В небе что-то зашумело. Скоро над кромкой леса показался вертолет.
— «МИ-6» летит.
— Нет, «МИ-8»! Вишь, какой он большой.
Охотники заспорили, заговорили о разных типах вертолетов. Оказывается, они разбираются в этих крылатых машинах больше, чем я.

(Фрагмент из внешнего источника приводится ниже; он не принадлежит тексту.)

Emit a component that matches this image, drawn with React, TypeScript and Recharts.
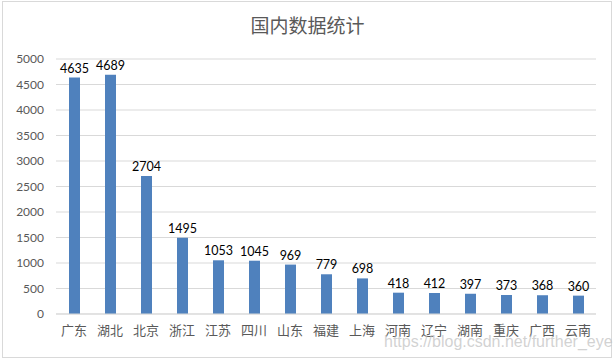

Техника, машины, моторы незаметно, но властно входят в жизнь и быт таежников. На обеих лодках, на которых мы плавали, по два мотора. На берегу деревни Хулимсунт бросается в глаза обилие лодок с самыми разными моторами. Начиная от маломощных «Прибоев» и кончая «Вихрями» в тридцать лошадиных сил. Не сразу подсчитаешь, сколько у Алкадьевых лодочных моторов. У трех братьев Алкадьевых более восьмидесяти лошадиных сил. Это же целый табун! И пасти не надо. И бензину хватает: зверопромхоз неплохо снабжает горючим. Может быть, и правда, олени ни к чему? Только ведь зимой на лодках не покатаешься.
Шум вертолета растаял за лесом.
— Самолет — хорошо, а олени — лучше! — засмеялся Василий Николаевич Вадичупов, инвалид Отечественной войны, боец, принимавший участие в боях и в Подмосковье, и под Сталинградом, и на Курской дуге, и на Сандомирском плацдарме. — На вертолете на охоту не полетишь, а на олешках бы и я на одной ножке поездил бы. И зачем они здесь ликвидировали оленьи стада? Раньше вот здесь, по этому бору, проходила оленья дорога на Урал. Э-эх! А олени — лучше! — протянул со вздохом Василий Николаевич, нащупывая в траве костыль. — Сейчас мне, наверно, легче долететь до Вислы, где я потерял ногу, чем до зимних охотничьих угодий. А ведь очень хочется еще и покататься по тайге!..
Городскому жителю кажется, что взять лося — пара пустяков.
Конечно, рядом с большими городами, где давно уже нет традиционных врагов лося — медведя, волка, росомахи, где нормальный человек его пальцем не тронет, этот лесной красавец становится легкой добычей любого браконьера.